## GIVEN REQUEST
Omit every picture, and retype the lines that run from the beginning of the data below through the line containing "perpTickLabels = ['0.300','0.100','0.030','0.010','0.003'];", inclusive.

## SUPPLIED DATA
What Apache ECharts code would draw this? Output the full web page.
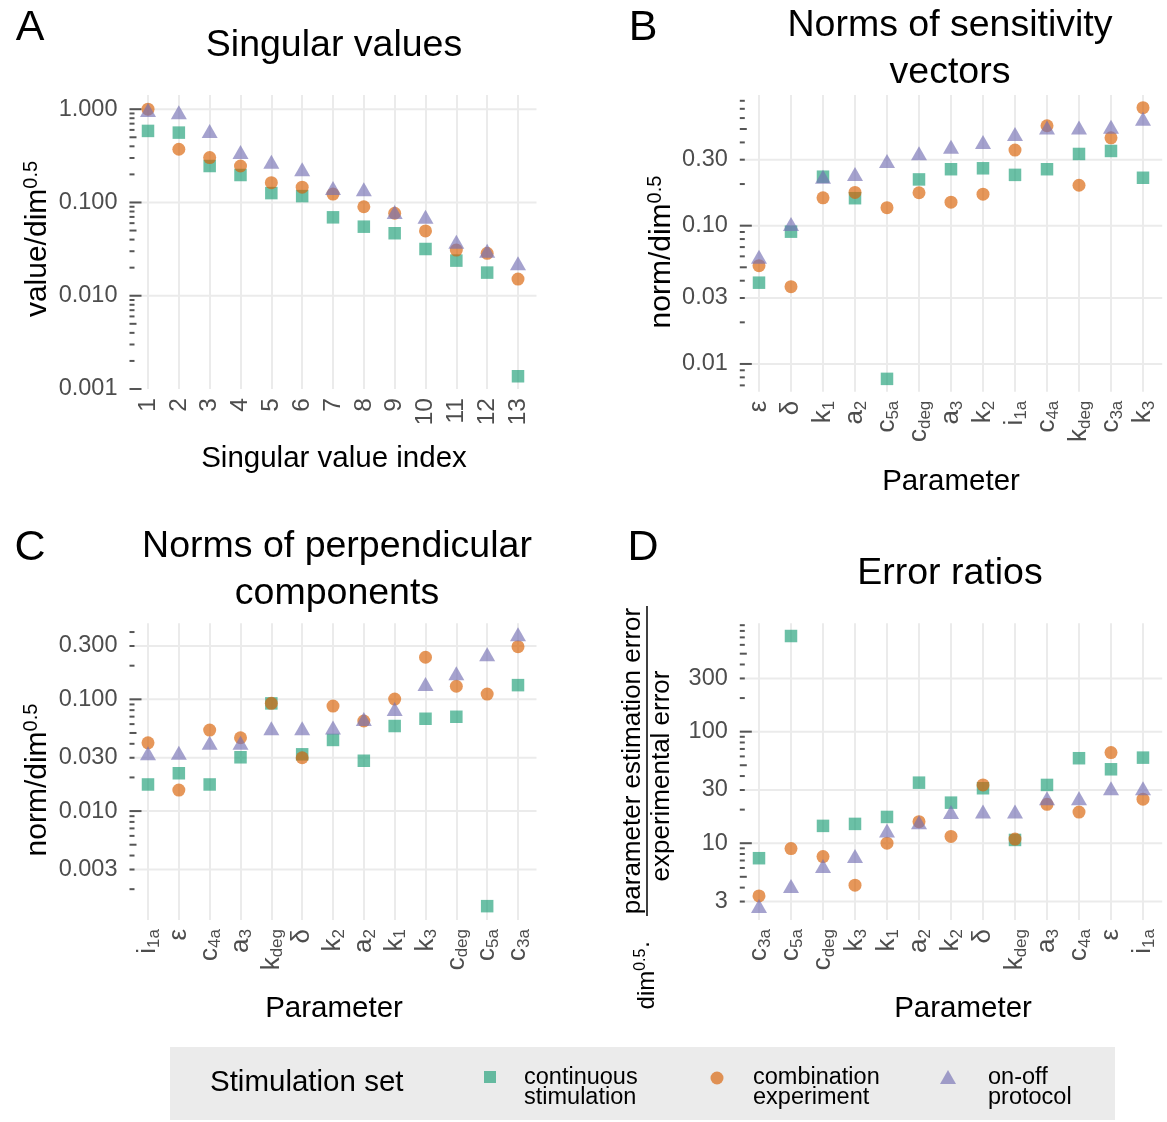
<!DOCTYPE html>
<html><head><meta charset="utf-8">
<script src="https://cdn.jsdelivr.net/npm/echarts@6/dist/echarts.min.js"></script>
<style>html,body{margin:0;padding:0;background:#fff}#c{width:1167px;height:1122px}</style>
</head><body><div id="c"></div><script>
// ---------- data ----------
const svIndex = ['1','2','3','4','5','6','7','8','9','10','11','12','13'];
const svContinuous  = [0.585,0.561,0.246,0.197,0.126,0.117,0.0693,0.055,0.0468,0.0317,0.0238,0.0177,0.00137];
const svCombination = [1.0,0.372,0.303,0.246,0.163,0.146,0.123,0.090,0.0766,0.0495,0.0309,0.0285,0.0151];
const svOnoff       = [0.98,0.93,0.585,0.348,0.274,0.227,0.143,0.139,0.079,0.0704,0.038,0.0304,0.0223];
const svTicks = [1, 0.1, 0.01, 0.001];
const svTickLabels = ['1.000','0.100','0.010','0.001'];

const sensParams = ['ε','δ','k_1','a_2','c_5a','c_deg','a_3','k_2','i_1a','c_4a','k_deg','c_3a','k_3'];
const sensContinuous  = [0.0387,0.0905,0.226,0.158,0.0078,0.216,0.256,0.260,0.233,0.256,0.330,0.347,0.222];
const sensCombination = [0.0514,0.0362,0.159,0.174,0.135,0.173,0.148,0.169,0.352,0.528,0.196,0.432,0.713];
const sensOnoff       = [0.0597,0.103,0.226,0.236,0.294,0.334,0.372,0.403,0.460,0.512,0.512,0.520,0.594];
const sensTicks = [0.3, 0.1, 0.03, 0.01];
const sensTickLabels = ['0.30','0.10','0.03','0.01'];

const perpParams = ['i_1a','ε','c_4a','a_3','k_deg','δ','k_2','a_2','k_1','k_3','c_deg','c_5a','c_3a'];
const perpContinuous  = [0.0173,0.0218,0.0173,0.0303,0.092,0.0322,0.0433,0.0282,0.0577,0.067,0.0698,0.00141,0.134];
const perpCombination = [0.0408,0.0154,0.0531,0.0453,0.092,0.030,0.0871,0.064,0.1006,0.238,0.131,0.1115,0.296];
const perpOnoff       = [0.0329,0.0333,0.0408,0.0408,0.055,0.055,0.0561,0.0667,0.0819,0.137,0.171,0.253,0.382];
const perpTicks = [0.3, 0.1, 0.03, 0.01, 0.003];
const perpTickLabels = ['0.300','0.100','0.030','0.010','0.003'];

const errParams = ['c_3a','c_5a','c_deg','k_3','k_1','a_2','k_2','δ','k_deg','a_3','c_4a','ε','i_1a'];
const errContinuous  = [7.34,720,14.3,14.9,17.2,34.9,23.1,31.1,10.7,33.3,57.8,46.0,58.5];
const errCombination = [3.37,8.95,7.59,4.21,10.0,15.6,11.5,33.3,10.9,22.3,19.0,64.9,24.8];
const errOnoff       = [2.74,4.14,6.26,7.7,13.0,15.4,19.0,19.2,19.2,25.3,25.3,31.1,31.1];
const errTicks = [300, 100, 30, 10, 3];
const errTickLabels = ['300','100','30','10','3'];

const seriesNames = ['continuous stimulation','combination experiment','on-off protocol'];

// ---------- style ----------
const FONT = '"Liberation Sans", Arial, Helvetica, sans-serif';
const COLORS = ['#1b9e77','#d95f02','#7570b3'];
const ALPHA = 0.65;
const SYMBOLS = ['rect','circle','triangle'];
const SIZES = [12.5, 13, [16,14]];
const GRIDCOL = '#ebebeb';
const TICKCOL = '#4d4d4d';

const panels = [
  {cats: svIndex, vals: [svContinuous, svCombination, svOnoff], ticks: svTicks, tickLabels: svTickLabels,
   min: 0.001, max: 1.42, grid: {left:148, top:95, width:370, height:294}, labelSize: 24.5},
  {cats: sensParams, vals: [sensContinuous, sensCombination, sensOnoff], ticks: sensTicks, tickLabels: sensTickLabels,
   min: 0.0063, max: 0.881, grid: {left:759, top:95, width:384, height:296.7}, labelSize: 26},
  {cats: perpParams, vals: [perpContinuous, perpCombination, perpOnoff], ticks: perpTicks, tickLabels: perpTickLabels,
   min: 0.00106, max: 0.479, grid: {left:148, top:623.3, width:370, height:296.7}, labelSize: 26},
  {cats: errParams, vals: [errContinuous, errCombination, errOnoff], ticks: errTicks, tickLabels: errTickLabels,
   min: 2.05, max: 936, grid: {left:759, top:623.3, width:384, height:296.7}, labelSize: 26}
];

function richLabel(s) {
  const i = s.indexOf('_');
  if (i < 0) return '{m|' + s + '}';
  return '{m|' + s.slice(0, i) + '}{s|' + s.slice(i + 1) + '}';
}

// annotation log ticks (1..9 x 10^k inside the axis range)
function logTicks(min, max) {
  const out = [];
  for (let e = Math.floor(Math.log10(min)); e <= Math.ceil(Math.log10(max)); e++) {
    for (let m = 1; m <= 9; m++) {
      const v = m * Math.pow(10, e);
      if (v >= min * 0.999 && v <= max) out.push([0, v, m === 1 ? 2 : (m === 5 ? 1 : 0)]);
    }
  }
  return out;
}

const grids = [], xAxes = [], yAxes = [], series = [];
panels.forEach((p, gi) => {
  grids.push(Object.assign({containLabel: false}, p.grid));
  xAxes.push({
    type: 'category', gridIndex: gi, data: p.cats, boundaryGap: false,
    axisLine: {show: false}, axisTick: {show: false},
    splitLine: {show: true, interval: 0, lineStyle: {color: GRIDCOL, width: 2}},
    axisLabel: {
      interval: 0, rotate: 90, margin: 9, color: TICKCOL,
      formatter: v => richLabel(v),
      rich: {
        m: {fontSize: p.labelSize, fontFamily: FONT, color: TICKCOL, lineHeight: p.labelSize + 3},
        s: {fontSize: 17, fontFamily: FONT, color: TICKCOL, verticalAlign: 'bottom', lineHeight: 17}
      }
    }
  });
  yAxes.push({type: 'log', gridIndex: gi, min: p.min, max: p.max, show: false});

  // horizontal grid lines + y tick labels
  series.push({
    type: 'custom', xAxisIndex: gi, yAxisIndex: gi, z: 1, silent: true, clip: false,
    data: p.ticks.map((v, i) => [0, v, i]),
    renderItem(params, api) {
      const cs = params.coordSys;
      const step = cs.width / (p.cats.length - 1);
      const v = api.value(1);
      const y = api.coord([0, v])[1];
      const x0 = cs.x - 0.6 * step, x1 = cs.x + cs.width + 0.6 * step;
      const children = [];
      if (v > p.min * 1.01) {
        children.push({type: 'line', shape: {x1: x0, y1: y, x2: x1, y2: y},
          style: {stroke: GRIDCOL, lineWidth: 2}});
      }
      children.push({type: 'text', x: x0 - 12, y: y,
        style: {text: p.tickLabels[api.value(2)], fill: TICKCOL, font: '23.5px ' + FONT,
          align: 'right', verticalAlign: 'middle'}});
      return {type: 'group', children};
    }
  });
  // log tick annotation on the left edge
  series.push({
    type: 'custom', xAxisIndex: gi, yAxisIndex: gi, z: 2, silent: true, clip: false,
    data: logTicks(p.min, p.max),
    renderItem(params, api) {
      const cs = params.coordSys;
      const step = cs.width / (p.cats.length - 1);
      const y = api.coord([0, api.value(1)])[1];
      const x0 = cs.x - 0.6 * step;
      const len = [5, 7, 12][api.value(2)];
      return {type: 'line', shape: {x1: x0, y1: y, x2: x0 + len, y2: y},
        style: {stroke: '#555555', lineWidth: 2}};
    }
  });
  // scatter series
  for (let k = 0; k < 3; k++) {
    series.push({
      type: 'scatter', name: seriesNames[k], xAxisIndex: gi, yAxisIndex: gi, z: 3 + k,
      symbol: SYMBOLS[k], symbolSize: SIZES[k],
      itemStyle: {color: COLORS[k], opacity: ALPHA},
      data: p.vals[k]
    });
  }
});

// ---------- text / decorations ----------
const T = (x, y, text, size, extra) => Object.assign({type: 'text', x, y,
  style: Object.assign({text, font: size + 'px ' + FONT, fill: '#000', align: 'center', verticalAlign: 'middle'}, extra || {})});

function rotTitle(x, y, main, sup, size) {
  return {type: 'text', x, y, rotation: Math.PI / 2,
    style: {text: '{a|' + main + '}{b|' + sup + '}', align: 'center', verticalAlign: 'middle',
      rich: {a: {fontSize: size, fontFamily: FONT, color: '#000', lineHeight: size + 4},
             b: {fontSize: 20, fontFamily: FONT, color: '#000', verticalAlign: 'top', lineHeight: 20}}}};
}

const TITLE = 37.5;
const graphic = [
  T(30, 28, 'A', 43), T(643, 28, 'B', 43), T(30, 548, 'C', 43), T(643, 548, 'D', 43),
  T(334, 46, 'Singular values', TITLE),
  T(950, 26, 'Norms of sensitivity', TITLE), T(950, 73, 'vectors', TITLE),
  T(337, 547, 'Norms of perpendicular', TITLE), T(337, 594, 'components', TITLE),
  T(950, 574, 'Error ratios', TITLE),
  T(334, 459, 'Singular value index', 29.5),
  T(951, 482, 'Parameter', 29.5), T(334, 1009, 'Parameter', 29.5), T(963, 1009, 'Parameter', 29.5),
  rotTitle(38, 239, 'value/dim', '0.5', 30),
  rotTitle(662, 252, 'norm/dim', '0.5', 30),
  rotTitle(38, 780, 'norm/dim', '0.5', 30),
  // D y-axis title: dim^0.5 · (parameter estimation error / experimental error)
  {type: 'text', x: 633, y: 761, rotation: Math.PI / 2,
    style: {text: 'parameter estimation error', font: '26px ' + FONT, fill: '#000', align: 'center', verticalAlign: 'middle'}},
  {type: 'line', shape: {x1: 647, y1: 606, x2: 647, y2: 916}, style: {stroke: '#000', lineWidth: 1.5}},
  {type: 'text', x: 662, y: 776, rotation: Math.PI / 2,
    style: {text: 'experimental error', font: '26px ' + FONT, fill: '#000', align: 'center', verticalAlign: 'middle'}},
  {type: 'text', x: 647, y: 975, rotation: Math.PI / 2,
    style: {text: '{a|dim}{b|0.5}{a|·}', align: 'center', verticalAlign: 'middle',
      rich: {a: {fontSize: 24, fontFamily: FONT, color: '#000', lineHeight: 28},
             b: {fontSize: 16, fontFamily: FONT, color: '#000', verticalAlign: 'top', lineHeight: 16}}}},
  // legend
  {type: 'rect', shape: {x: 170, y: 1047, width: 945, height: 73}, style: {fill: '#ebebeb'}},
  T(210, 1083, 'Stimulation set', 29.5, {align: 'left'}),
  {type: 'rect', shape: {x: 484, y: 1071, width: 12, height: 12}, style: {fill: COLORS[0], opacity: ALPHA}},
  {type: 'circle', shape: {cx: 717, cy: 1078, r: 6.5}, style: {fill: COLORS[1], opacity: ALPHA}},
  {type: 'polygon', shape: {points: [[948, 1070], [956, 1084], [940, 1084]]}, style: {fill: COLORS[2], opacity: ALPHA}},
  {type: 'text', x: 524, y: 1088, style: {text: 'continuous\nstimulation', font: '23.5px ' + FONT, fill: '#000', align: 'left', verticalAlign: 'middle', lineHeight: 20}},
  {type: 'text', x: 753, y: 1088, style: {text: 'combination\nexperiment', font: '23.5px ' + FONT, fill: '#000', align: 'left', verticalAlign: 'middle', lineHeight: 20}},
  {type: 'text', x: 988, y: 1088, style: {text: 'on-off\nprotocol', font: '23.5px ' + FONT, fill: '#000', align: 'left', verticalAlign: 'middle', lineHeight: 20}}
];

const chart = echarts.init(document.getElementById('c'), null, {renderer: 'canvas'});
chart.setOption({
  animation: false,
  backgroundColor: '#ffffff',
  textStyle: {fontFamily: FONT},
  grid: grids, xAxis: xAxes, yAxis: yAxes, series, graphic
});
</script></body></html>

## RESULT
What Apache ECharts code would draw this? Output the full web page.
<!DOCTYPE html>
<html><head><meta charset="utf-8">
<script src="https://cdn.jsdelivr.net/npm/echarts@6/dist/echarts.min.js"></script>
<style>html,body{margin:0;padding:0;background:#fff}#c{width:1167px;height:1122px}</style>
</head><body><div id="c"></div><script>
// ---------- data ----------
const svIndex = ['1','2','3','4','5','6','7','8','9','10','11','12','13'];
const svContinuous  = [0.585,0.561,0.246,0.197,0.126,0.117,0.0693,0.055,0.0468,0.0317,0.0238,0.0177,0.00137];
const svCombination = [1.0,0.372,0.303,0.246,0.163,0.146,0.123,0.090,0.0766,0.0495,0.0309,0.0285,0.0151];
const svOnoff       = [0.98,0.93,0.585,0.348,0.274,0.227,0.143,0.139,0.079,0.0704,0.038,0.0304,0.0223];
const svTicks = [1, 0.1, 0.01, 0.001];
const svTickLabels = ['1.000','0.100','0.010','0.001'];

const sensParams = ['ε','δ','k_1','a_2','c_5a','c_deg','a_3','k_2','i_1a','c_4a','k_deg','c_3a','k_3'];
const sensContinuous  = [0.0387,0.0905,0.226,0.158,0.0078,0.216,0.256,0.260,0.233,0.256,0.330,0.347,0.222];
const sensCombination = [0.0514,0.0362,0.159,0.174,0.135,0.173,0.148,0.169,0.352,0.528,0.196,0.432,0.713];
const sensOnoff       = [0.0597,0.103,0.226,0.236,0.294,0.334,0.372,0.403,0.460,0.512,0.512,0.520,0.594];
const sensTicks = [0.3, 0.1, 0.03, 0.01];
const sensTickLabels = ['0.30','0.10','0.03','0.01'];

const perpParams = ['i_1a','ε','c_4a','a_3','k_deg','δ','k_2','a_2','k_1','k_3','c_deg','c_5a','c_3a'];
const perpContinuous  = [0.0173,0.0218,0.0173,0.0303,0.092,0.0322,0.0433,0.0282,0.0577,0.067,0.0698,0.00141,0.134];
const perpCombination = [0.0408,0.0154,0.0531,0.0453,0.092,0.030,0.0871,0.064,0.1006,0.238,0.131,0.1115,0.296];
const perpOnoff       = [0.0329,0.0333,0.0408,0.0408,0.055,0.055,0.0561,0.0667,0.0819,0.137,0.171,0.253,0.382];
const perpTicks = [0.3, 0.1, 0.03, 0.01, 0.003];
const perpTickLabels = ['0.300','0.100','0.030','0.010','0.003'];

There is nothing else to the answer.